L'hypothèse à étayer est que cette rencontre met en évidence des usages du savoir des sciences humaines. Tel qu'élaboré par Giorgio Agamben, Michel Foucault et Michel de Certeau, entre autres, l’usage comme modalité engage un positionnement par rapport à un ensemble d'habitudes d’usage des sciences humaines. Il implique également de considérer un objet du point de vue des manières de faire qu’il permet, c'est-à-dire ici de concevoir les sciences humaines comme incarnées dans des corps, des voix, des subjectivités et des circonstances concrètes. Il engage également la production de formes qui sont données à voir, à considérer, à contempler, à juger. Ainsi, faire usage des sciences humaines dans l’art contemporain permet à l’art de s'inviter dans le travail de recherche en sciences humaines et dans les débats épistémologiques qui les concernent, de les situer comme manières au sein de subjectivités et de relations intersubjectives, et de leur attribuer un rôle dans la constitution d'un devenir-soi éthique. Pour défendre cette hypothèse, je considérerai à la fois la pensée des auteurs repris dans les pratiques à l’étude, celle des critiques et curateurs associés au phénomène (entre autres : C. Bishop, T. Holert, I. Rogoff, S. Maharaj, S. Sheikh, P. O'Neill, M. Wilson et M. Lind) et celle des théoriciens qui ont travaillé la notion d’usage (M. Macé, M. Foucault, G. Agamben, M. de Certeau, N. Bourriaud, S. Wright). Il s'agira de définir cette modalité sous laquelle les sciences humaines sont reprises dans l'art contemporain, d'étudier leurs différentes mises en forme et leur agentivité. 

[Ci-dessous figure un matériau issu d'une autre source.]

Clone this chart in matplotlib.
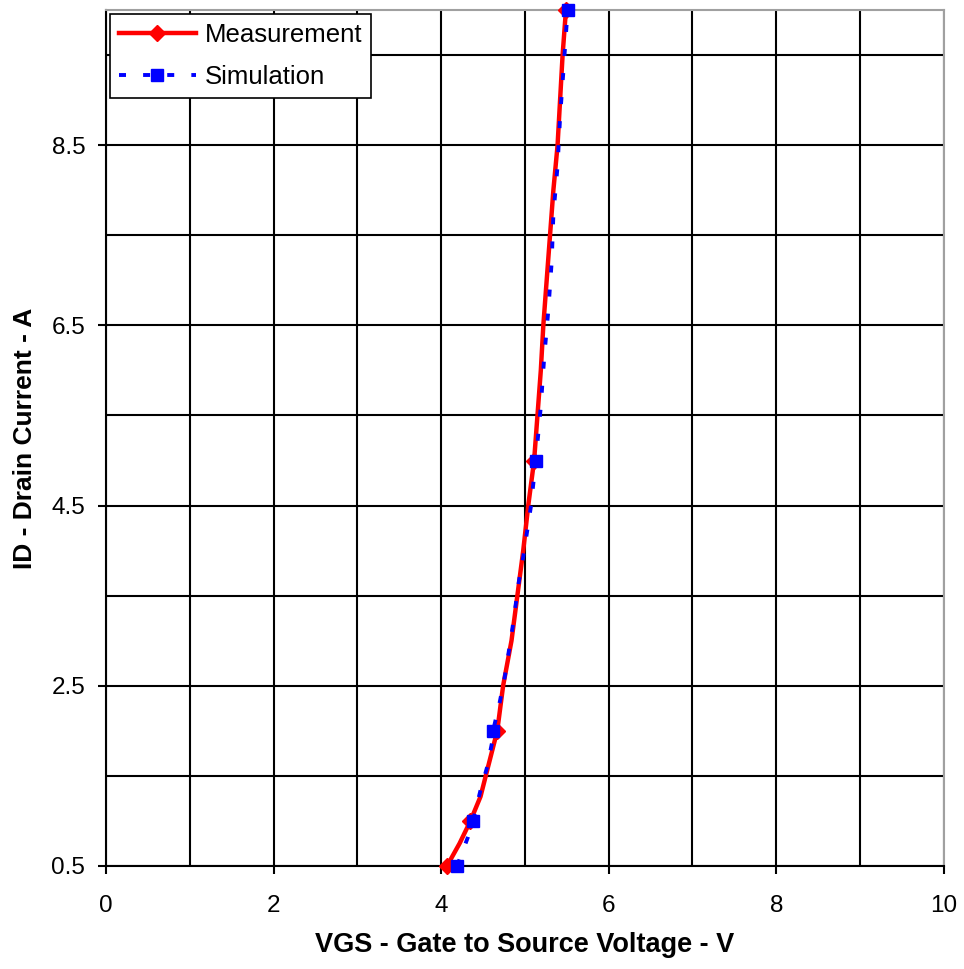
import numpy as np
import matplotlib.pyplot as plt
from matplotlib.ticker import MultipleLocator

plt.rcParams['font.family'] = ['Liberation Sans', 'DejaVu Sans']

# measured transfer curve, VGS (V) vs ID (A)
meas_vgs = [4.07, 4.22, 4.35, 4.47, 4.56, 4.67, 4.74, 4.84, 4.91, 4.98, 5.04,
            5.11, 5.15, 5.19, 5.22, 5.26, 5.30, 5.34, 5.39, 5.42, 5.45, 5.49]
meas_id = [0.5, 0.75, 1.0, 1.27, 1.6, 2.0, 2.5, 3.0, 3.5, 4.0, 4.5,
           5.0, 5.5, 6.0, 6.5, 7.0, 7.5, 8.0, 8.5, 9.0, 9.5, 10.0]
meas_marks = [0, 2, 5, 11, 21]

# model output
sim_vgs = [4.19, 4.32, 4.38, 4.47, 4.55, 4.61, 4.62, 4.70, 4.76, 4.85, 4.93, 4.98,
           5.07, 5.13, 5.19, 5.23, 5.28, 5.32, 5.34, 5.39, 5.42, 5.46, 5.51]
sim_id = [0.5, 0.82, 1.0, 1.34, 1.6, 1.88, 2.0, 2.32, 2.6, 3.13, 3.67, 3.93,
          4.48, 5.0, 5.6, 6.14, 6.67, 7.21, 7.73, 8.27, 8.81, 9.33, 10.0]
sim_marks = [0, 2, 6, 13, 22]

fig = plt.figure(figsize=(9.64, 9.69), dpi=100)
ax = fig.add_axes([0.110, 0.1063, 0.869, 0.8834])

ax.plot(meas_vgs, meas_id, color='#FF0000', lw=3.2, marker='D', markersize=8,
        markevery=meas_marks, label='Measurement', clip_on=False, zorder=3)
ax.plot(sim_vgs, sim_id, color='#0000FF', lw=2.8, linestyle=(0, (1.8, 4.4)),
        dash_capstyle='butt', marker='s', markersize=9, markevery=sim_marks,
        label='Simulation', clip_on=False, zorder=4)

ax.set_xlim(0, 10)
ax.set_ylim(0.5, 10)
ax.xaxis.set_major_locator(MultipleLocator(2))
ax.xaxis.set_minor_locator(MultipleLocator(1))
ax.set_yticks([0.5, 2.5, 4.5, 6.5, 8.5])
ax.set_yticks([1.5, 3.5, 5.5, 7.5, 9.5], minor=True)
ax.set_yticklabels(['0.5', '2.5', '4.5', '6.5', '8.5'])

ax.grid(True, which='both', color='black', lw=1.5)
ax.set_axisbelow(True)
ax.tick_params(which='major', direction='out', length=6, width=1.5,
               labelsize=17.5)
ax.tick_params(axis='x', which='major', pad=15)
ax.tick_params(axis='y', which='major', pad=9)
ax.tick_params(which='minor', length=0)

for side in ['left', 'bottom']:
    ax.spines[side].set_color('black')
    ax.spines[side].set_linewidth(1.5)
for side in ['top', 'right']:
    ax.spines[side].set_color('#A0A0A0')
    ax.spines[side].set_linewidth(1.5)

ax.set_xlabel('VGS - Gate to Source Voltage - V', fontsize=19.5, fontweight='bold',
              labelpad=11)
ax.set_ylabel('ID - Drain Current - A', fontsize=19, fontweight='bold',
              labelpad=10)

leg = ax.legend(loc='upper left', fontsize=18.5, fancybox=False, framealpha=1,
                edgecolor='black', borderaxespad=0.15, handlelength=3.0,
                handletextpad=0.35, borderpad=0.35, labelspacing=0.7)
leg.get_frame().set_linewidth(1.2)

fig.savefig('out.png', dpi=100)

Quatre formes seront plus spécifiquement interrogées. La première, l’installation-essai, désigne les installations présentant des résultats d’un travail de recherche sur des sujets généralement associés aux cultural studies, comme le The Rose Valland Institute (2017) de Maria Eichhorn et le Martha Rosler Library (2005) de Martha Rosler. La deuxième, la conférence-performance, est cette forme hybride entre la conférence universitaire et la performance artistique qui se caractérise par une grande hétérogénéité, une autoréflexivité et par une importance accordée à la diffusion de savoir. Product of circumstances (1999) de Xavier Le Roy et The Tranny Tease (2014-) du collectif Slavs and Tatars seront donnés en exemples. Les ateliers à vocation pédagogique organisés par des artistes hors des institutions d’enseignement traditionnels, comme le Copenhagen Free University (2001-2007) et le Blackmarket for Useful Knowledge and Non-Knowledge (2005-), que l’on appellera à la suite de Claire Bishop des « projets pédagogiques », constitueront la troisième forme. La dernière sera les pratiques « paracuratoriales » (J. Hoffmann), ces événements discursifs organisés autour des expositions par les curateurs et par les institutions artistiques pour diffuser de la recherche et pour faire la médiation d’œuvres, comme ceux du unitedstatesplaza (2006-2007) ou ceux du Musée d’art contemporain Val-de-Marne. L’œuvre de Thomas Hirschhorn Gramsci Monument (2013), qui rassemble les quatre formes précédemment nommées, servira enfin de synthèse des enjeux soulevés.